The 2024 ruling illustrates the risks associated with labeling requirements. Such labels allow governments to present the crackdown against civil society organizations through a narrative that has a greater chance of certain public acceptability than that of blunt government control over civic activity. They also delegitimize causes that many of these organizations work for, including civil and political rights, equality, and anti-discrimination, as the agendas of foreign powers rather than universal values.
Thus, in any proposed law, civil society organizations that receive funding from foreign sources should not be labeled a “foreign agent” solely because they receive foreign funds.

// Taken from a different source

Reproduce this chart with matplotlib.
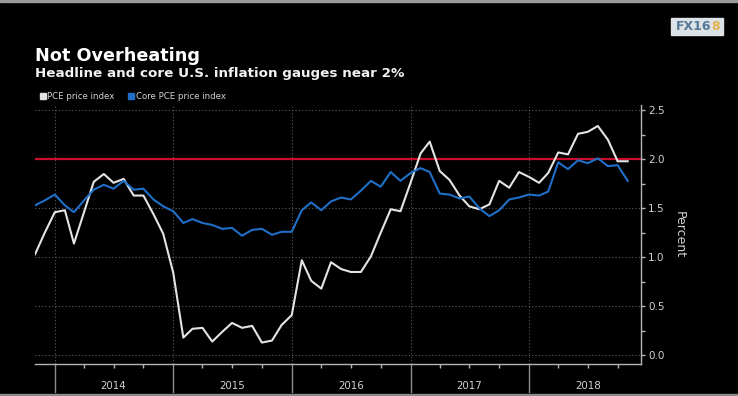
import datetime as dt
import numpy as np
import pandas as pd
import matplotlib
matplotlib.use("Agg")
import matplotlib.pyplot as plt
import matplotlib.dates as mdates
from matplotlib.patches import Rectangle

# oylik qiymatlar, 2013-noyabr .. 2018-noyabr
months = pd.date_range("2013-11-01", periods=61, freq="MS")
pce = [1.03, 1.25, 1.46, 1.48, 1.14, 1.46, 1.77, 1.85, 1.76, 1.80,
       1.63, 1.63, 1.44, 1.24, 0.84, 0.18, 0.27, 0.28, 0.14, 0.24,
       0.33, 0.28, 0.30, 0.13, 0.15, 0.31, 0.41, 0.97, 0.76, 0.68,
       0.95, 0.88, 0.85, 0.85, 1.01, 1.25, 1.49, 1.47, 1.76, 2.06,
       2.18, 1.88, 1.79, 1.63, 1.52, 1.49, 1.54, 1.78, 1.71, 1.87,
       1.82, 1.76, 1.86, 2.07, 2.05, 2.26, 2.28, 2.34, 2.20, 1.98,
       1.98]
core_pce = [1.53, 1.58, 1.64, 1.53, 1.46, 1.58, 1.69, 1.74, 1.70, 1.78,
            1.69, 1.70, 1.59, 1.52, 1.47, 1.35, 1.39, 1.35, 1.33, 1.29,
            1.30, 1.22, 1.28, 1.29, 1.23, 1.26, 1.26, 1.48, 1.56, 1.48,
            1.57, 1.61, 1.59, 1.68, 1.78, 1.72, 1.87, 1.78, 1.86, 1.91,
            1.87, 1.65, 1.64, 1.60, 1.62, 1.50, 1.42, 1.48, 1.59, 1.61,
            1.64, 1.63, 1.67, 1.97, 1.90, 1.99, 1.96, 2.01, 1.93, 1.94,
            1.78]
target = 2.0
years = [2014, 2015, 2016, 2017, 2018]
y_ticks = [0.0, 0.5, 1.0, 1.5, 2.0, 2.5]

W, H = 738, 396
fg = "#d2d2d2"
axis_col = "#b4b4b4"
grid_col = "#5c5c5c"

fig = plt.figure(figsize=(W / 100, H / 100), dpi=100, facecolor="black")
ax = fig.add_axes([35 / W, 1 - 364 / H, (641 - 35) / W, (364 - 105) / H])
ax.set_facecolor("black")

ax.axhline(target, color="#c8102e", lw=1.6, zorder=2)
ax.plot(months, pce, color="#e4e4e4", lw=1.5, zorder=3)
ax.plot(months, core_pce, color="#1f6fc8", lw=1.5, zorder=4)

ax.set_xlim(months[0], dt.datetime(2018, 12, 12))
ax.set_ylim(-0.089, 2.554)

# y o'qi o'ngda
ax.yaxis.tick_right()
ax.set_yticks(y_ticks)
ax.set_yticklabels([f"{v:.1f}" for v in y_ticks])
ax.set_yticks(np.arange(0.25, 2.5, 0.5), minor=True)
ax.tick_params(axis="y", which="both", direction="out", length=3, width=1,
               color=axis_col, labelcolor=fg, labelsize=7.5, pad=2)
ax.grid(axis="y", color=grid_col, linestyle=(0, (1, 2)), lw=0.8)

# x o'qi: yillar, choraklik belgilar
ax.xaxis.set_major_locator(mdates.MonthLocator(bymonth=7))
ax.xaxis.set_major_formatter(mdates.DateFormatter("%Y"))
ax.xaxis.set_minor_locator(mdates.MonthLocator(bymonth=[4, 10]))
ax.tick_params(axis="x", which="both", direction="out", length=3, width=1,
               color=axis_col, labelcolor=fg, labelsize=7.4, pad=9)

for y in years:
    d = dt.datetime(y, 1, 1)
    ax.axvline(d, color=grid_col, linestyle=(0, (1, 2)), lw=0.8, zorder=1)
    ax.plot([d, d], [0, -0.108], transform=ax.get_xaxis_transform(),
            clip_on=False, color="#8c8c8c", lw=1)

for side in ["left", "top"]:
    ax.spines[side].set_visible(False)
for side in ["right", "bottom"]:
    ax.spines[side].set_color(axis_col)
    ax.spines[side].set_linewidth(1)

fig.text(679 / W, 1 - 235 / H, "Percent", rotation=270, ha="center",
         va="center", color=fg, fontsize=9)

# sarlavha
fig.text(35 / W, 1 - 61 / H, "Not Overheating", color="white",
         fontsize=12.7, fontweight="bold", va="baseline")
fig.text(35 / W, 1 - 77.3 / H, "Headline and core U.S. inflation gauges near 2%",
         color="#f2f2f2", fontsize=9.7, fontweight="bold", va="baseline")

# legend
fig.patches.append(Rectangle((40 / W, 1 - 99 / H), 5.5 / W, 6 / H,
                             transform=fig.transFigure, color="#e4e4e4"))
fig.text(47 / W, 1 - 99 / H, "PCE price index", color=fg, fontsize=6.2,
         va="baseline")
fig.patches.append(Rectangle((128 / W, 1 - 99 / H), 5.5 / W, 6 / H,
                             transform=fig.transFigure, color="#1f6fc8"))
fig.text(135.5 / W, 1 - 99 / H, "Core PCE price index", color=fg,
         fontsize=6.2, va="baseline")

# logo
fig.patches.append(Rectangle((671 / W, 1 - 35 / H), 52 / W, 17 / H,
                             transform=fig.transFigure, color="#dde2e6"))
fig.text(676 / W, 1 - 26.5 / H, "FX16", color="#56799a", fontsize=9,
         fontweight="bold", va="center")
fig.text(711.5 / W, 1 - 26.5 / H, "8", color="#e2b251", fontsize=9,
         fontweight="bold", va="center")

# ramka chiziqlari
fig.patches.append(Rectangle((0, 1 - 2 / H), 1, 2 / H,
                             transform=fig.transFigure, color="#9a9a9a"))
fig.patches.append(Rectangle((0, 0), 1, 2 / H,
                             transform=fig.transFigure, color="#8a8a8a"))

fig.savefig("out.png", dpi=100, facecolor="black")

Terms central to the law including “foreign agent” and “political activity” should also be narrow and clear to prevent the arbitrary use of the law.
Independent Oversight
Establish independent oversight bodies consistent with international best standards.
Principle 31 of the Tshwane Principles provide that “[s]tates should establish…independent oversight bodies to oversee security sector entities, including their operations, regulations, policies, finances, and administration” and that they be “institutionally, operationally, and financially independent from the institutions they are mandated to oversee.”
Thus, the Japanese government should ensure it establishes independent oversight bodies consistent with the Tshwane Principles if it decides to strengthen intelligence capabilities, including legislating an anti-espionage law and a foreign agents registration act. In a February 20, 2026 statement, the Japan Federation of Bar Associations urged the Japanese government to establish such bodies to monitor Japan’s intelligence agencies.